Dr. Johanna Rubba
English Department
Cal Poly State University, San Luis Obispo

Morphology Exercises


EXERCISES: MORPHEMES & WORDS* KEY

  1. Identify the component morpheme(s) of each word. How many morphemes does each word contain?

a) student 1*

g) de - form - s 3

m) island 1

b) stupid - ity 2

h) un - reli - able 3

n) class - room 2

c) un - fair 2

i) tri - al 2

o) paper 1

d) excell - ent 2

j) dis - infect - ant 3*

p) invers - ion 2

e) sleep - ing 2

k) un - fair - ly 3

q) magazine 1

f) un - employ - ed* 3

l) husband - s 2

r) ugly 1

s) sandwich 1

t) crinkl - y 2

* = a case could be made for further divisions in these words.

 

2) Isolate the affixes in each of these words and state whether each is prefix or suffix.

1-depose de- prefix

5-action -ion suffix

2-readily -ly suffix

6-repackage re- pref. -age suff.

3-active -ive suffix

7-unchanged un- pref. -ed suff.

4-behead be- prefix

8-forcefully -ful suff. -ly suff.

 

3) For the following words, identify all roots (base words).

1-dragged drag

6-unassuming assume

2-deactivated act

7-redness red

3-impossible possible

8-racketeers racket

4-thumbtack thumb, tack

9-cloudiness cloud

5-hopefully hope

10-exceptionally except (or -cept-)

 

* These exercises are adapted or taken from The structure of English, by Thomas E. Murray, 1995.

EXERCISE: ANALYZABILITY

Refer to the following data to solve the problem below it.

List #1: taller, shorter, greener, higher, lower, sweeter, smarter
List #2: mower, teacher, sailor, farmer, caller, operator
List #3: never, cover, finger, either, river, candor, other, valor

Problem I: Use (a) your own knowledge of English and (b) the notion 'consistent match between meaning and form' to construct an argument in which you agree or disagree with the following statement, supporting your position with evidence from the data.

Statement:
The item spelled 'er'/'or' is the same item in all of the words, in all three lists.

Disagree: There are two distinct 'er' morphemes in this data, according to the notion 'consistent match between meaning and form'. We do find such a match in lists 1 and 2 for both the 'er' and the rest of the word: 'tall', 'short', etc. occur elsewhere in the language with the same form and meaning as they have in the 'er' words of list 1; the same can be said of the words in list 2: 'mow', 'teach', etc.
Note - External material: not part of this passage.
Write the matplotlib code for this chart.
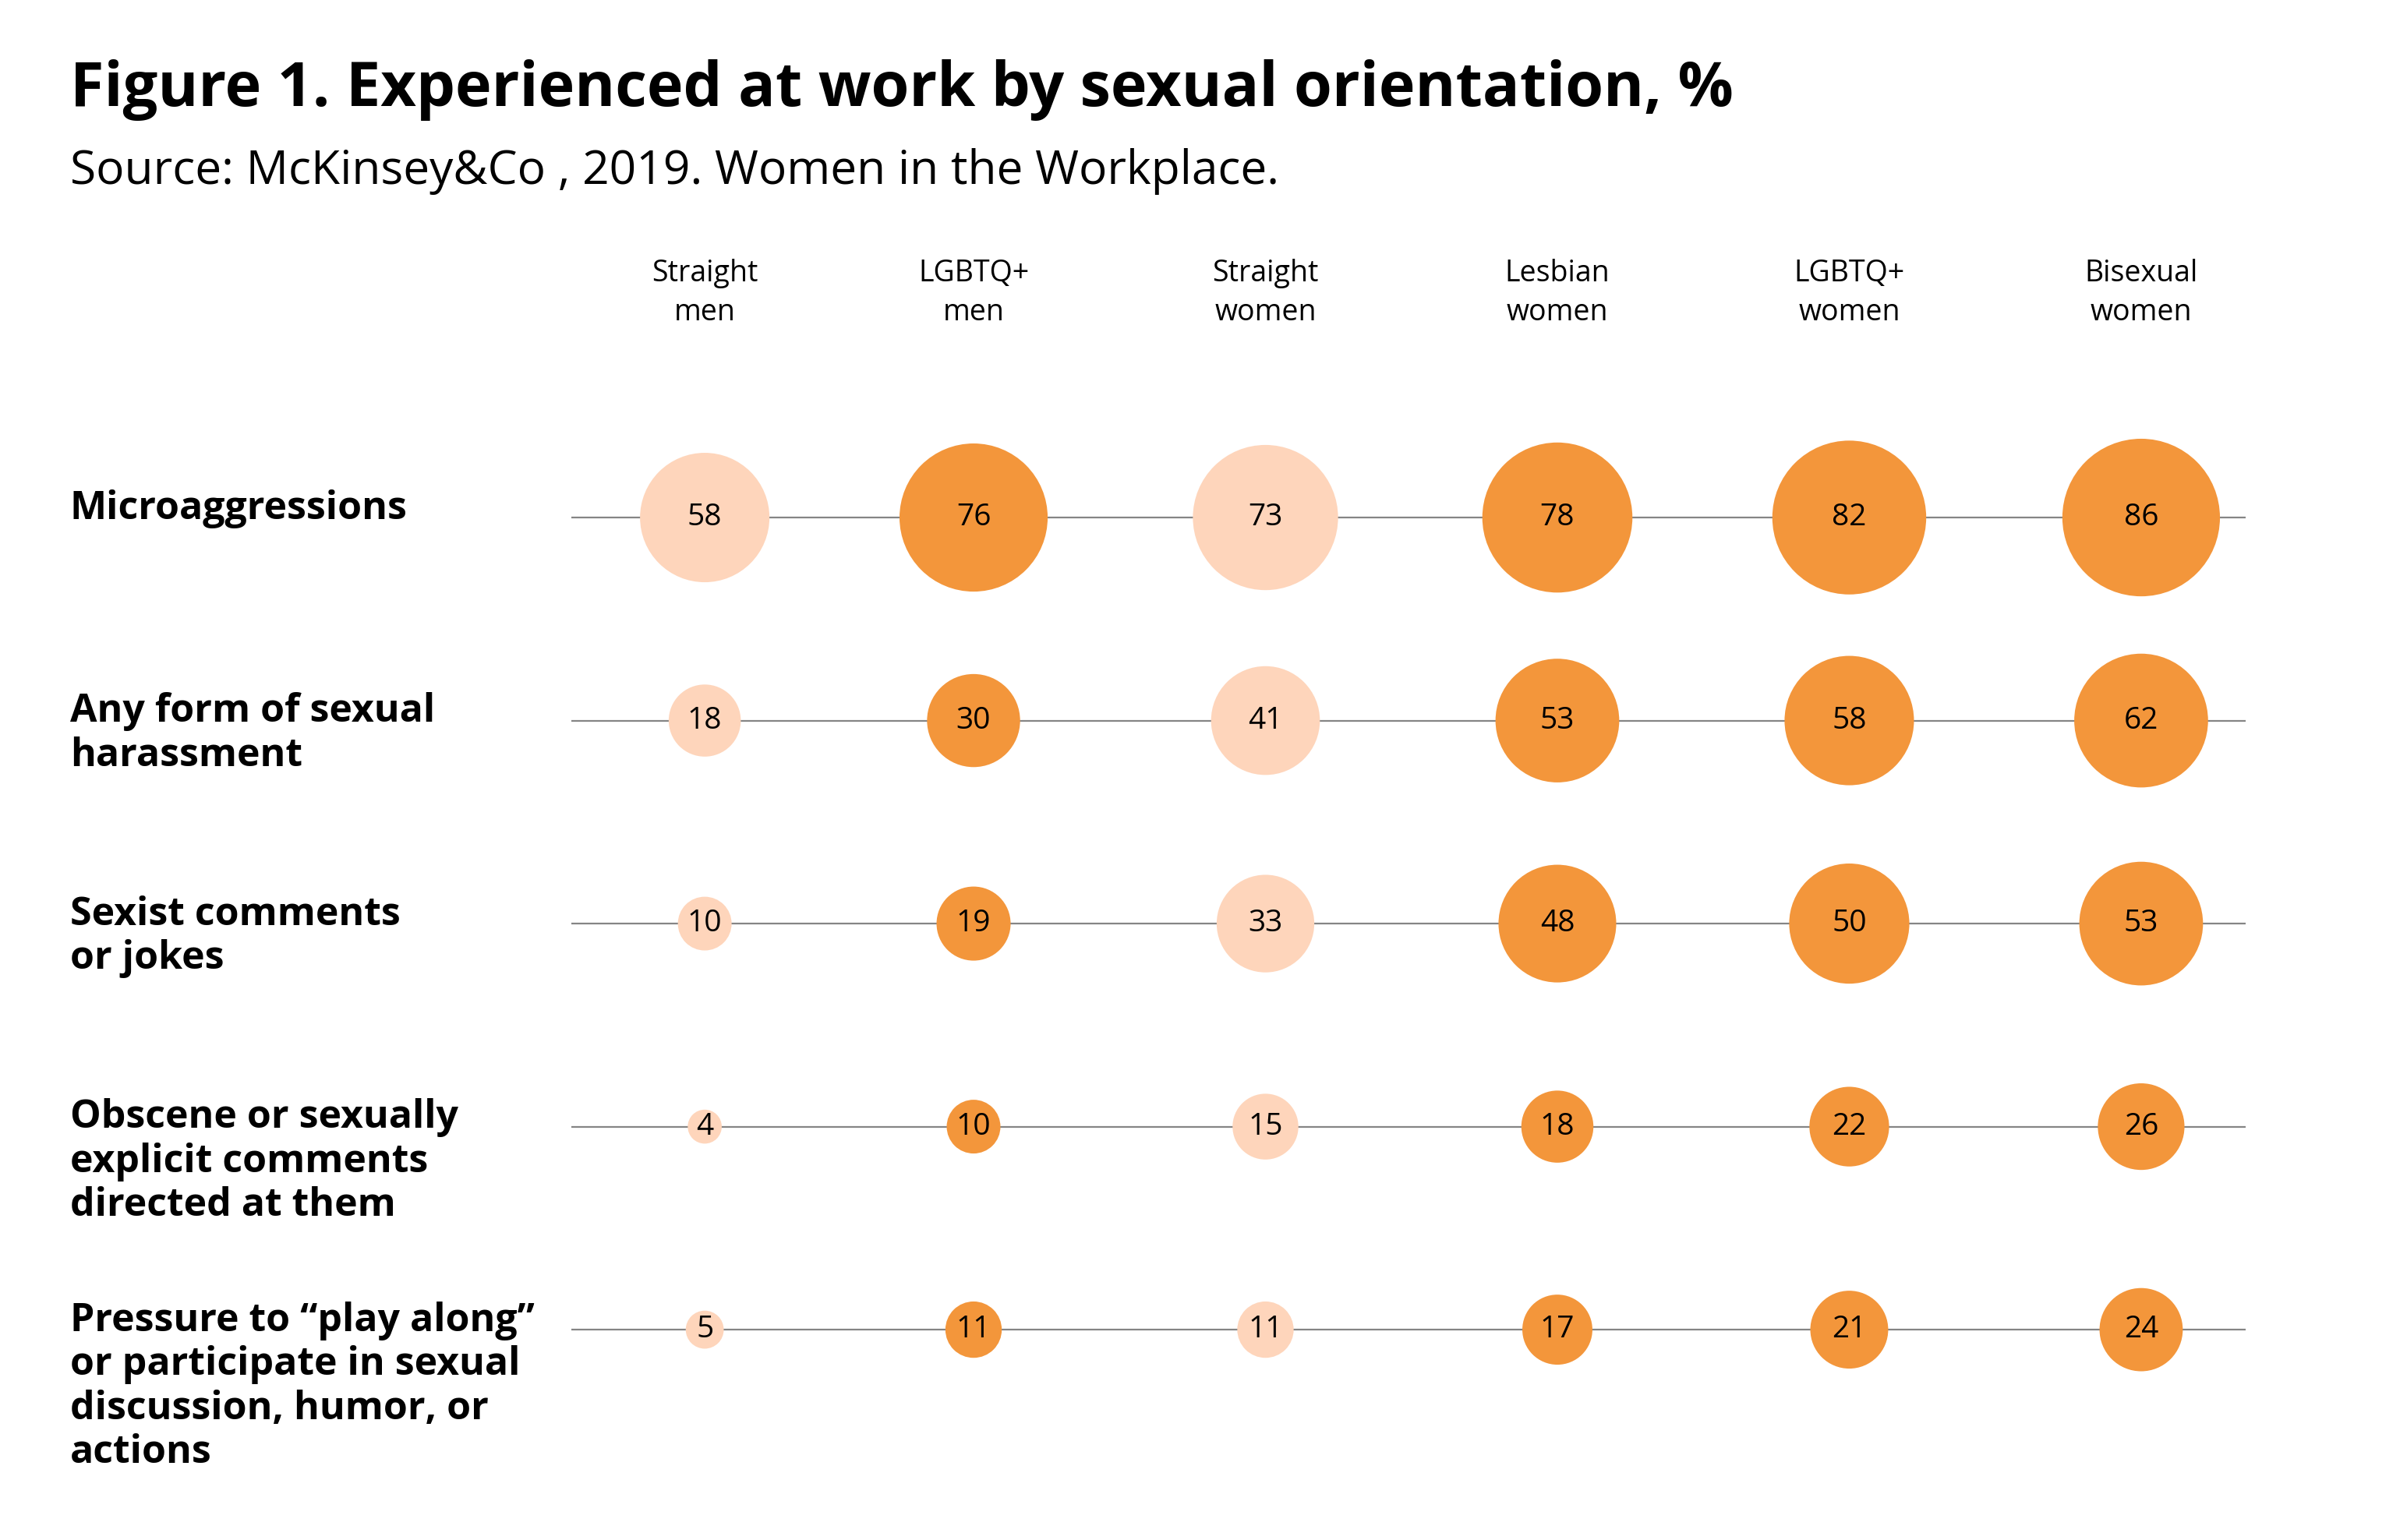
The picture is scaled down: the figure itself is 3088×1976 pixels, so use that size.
import matplotlib.pyplot as plt
import matplotlib.transforms as mtransforms
import numpy as np

plt.rcParams['font.family'] = ['Open Sans', 'DejaVu Sans']

# Daten
groups = ["Straight\nmen", "LGBTQ+\nmen", "Straight\nwomen", "Lesbian\nwomen", "LGBTQ+\nwomen", "Bisexual\nwomen"]
rows = ["Microaggressions",
        "Any form of sexual\nharassment",
        "Sexist comments\nor jokes",
        "Obscene or sexually\nexplicit comments\ndirected at them",
        "Pressure to \u201cplay along\u201d\nor participate in sexual\ndiscussion, humor, or\nactions"]

straight_men = [58, 18, 10, 4, 5]
lgbtq_men = [76, 30, 19, 10, 11]
straight_women = [73, 41, 33, 15, 11]
lesbian_women = [78, 53, 48, 18, 17]
lgbtq_women = [82, 58, 50, 22, 21]
bisexual_women = [86, 62, 53, 26, 24]

werte = [straight_men, lgbtq_men, straight_women, lesbian_women, lgbtq_women, bisexual_women]
hell = "#FED5BB"
dunkel = "#F3963B"
farben = [hell, dunkel, hell, dunkel, dunkel, dunkel]

# Spaltenpositionen (erste Spalte etwas enger)
col_x = [0.079, 1, 2, 3, 4, 5]

W, H = 3088, 1976
fig = plt.figure(figsize=(W / 200, H / 200), dpi=200)
ax = fig.add_axes([733 / W, 0, 2148 / W, 1])
ax.set_xlim(-0.378, 5.358)
ax.set_ylim(5.036, -2.549)
ax.axis("off")

for r in range(len(rows)):
    ax.plot([-0.378, 5.358], [r, r], color="#858585", lw=0.8, zorder=1, solid_capstyle="butt")

for c, vals in enumerate(werte):
    y = np.arange(len(vals))
    x = np.full(len(vals), col_x[c])
    ax.scatter(x, y, s=np.array(vals) * 61.6, color=farben[c], linewidths=0, zorder=2)
    for yi, v in zip(y, vals):
        ax.text(col_x[c], yi, str(v), ha="center", va="center", fontsize=14, color="black", zorder=3)
    ax.text(col_x[c], -1.276, groups[c], ha="center", va="top", fontsize=13.5,
            linespacing=1.42)

trans = mtransforms.blended_transform_factory(fig.transFigure, ax.transData)
for r, label in enumerate(rows):
    ax.text(90 / W, r - 0.139, label, transform=trans, ha="left", va="top",
            fontsize=18, fontweight="bold", linespacing=1.17)

fig.text(90 / W, 1 - 136 / H, "Figure 1. Experienced at work by sexual orientation, %",
         ha="left", va="baseline", fontsize=28.5, fontweight="bold")
fig.text(90 / W, 1 - 236 / H, "Source: McKinsey&Co , 2019. Women in the Workplace.",
         ha="left", va="baseline", fontsize=21.8)

fig.savefig("out.png", dpi=200)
The 'er' component of these words also occurs with the same form and meaning in each list: in list 1, the 'er' consistently signals the meaning 'more'; i.e. 'taller' can be paraphrased as 'more tall'. In list 2, the 'er' signals the meaning 'a person or thing that does the action named by the base word', i.e., 'mower' can be paraphrased as 'a machine that mows', 'teacher' as ' a person who teaches', etc.

None of the words in list three show such a consistent match, however: we cannot find a consistent meaning for 'er' in this list ('never' means neither 'one who nevs' nor 'more nev'), and the part of the word left over if the 'er' is cut off does not exist as a word in the language – there is no word 'nev', 'riv' that has the same meaning as the 'nev ' of 'never' or the 'r i v' of 'river'.

Problem II: Do the same, using the following data:

List #1: soften, harden, sweeten, whiten, strengthen, lengthen, widen, deepen, redden, blacken, weaken
List #2: given, taken, eaten, broken
List #3: oven, open, coven, leaven, ramen, even, often, sudden

Statement:
The item spelled 'en' is the same item in all of the words, in all three lists.

The same argument can be made as for the lists in Problem I: the 'en' of lists 1 & 2 have a consistent meaning: 'to make something have the quality named by the base' ('harden' = to make something hard, 'lengthen' = to make something long, etc.; and the 'en' of list 2 is the past participle suffix for irregular verbs, e.g. 'I have given, taken, eaten, broken'). The bases in lists 1 & 2 also occur elsewhere with the same meanings: 'soft', 'weak', 'give', 'take' are all words with the same meanings they have in lists 1 & 2.

* This exercise was adapted from Anatomy of English by Dorothy Sedley.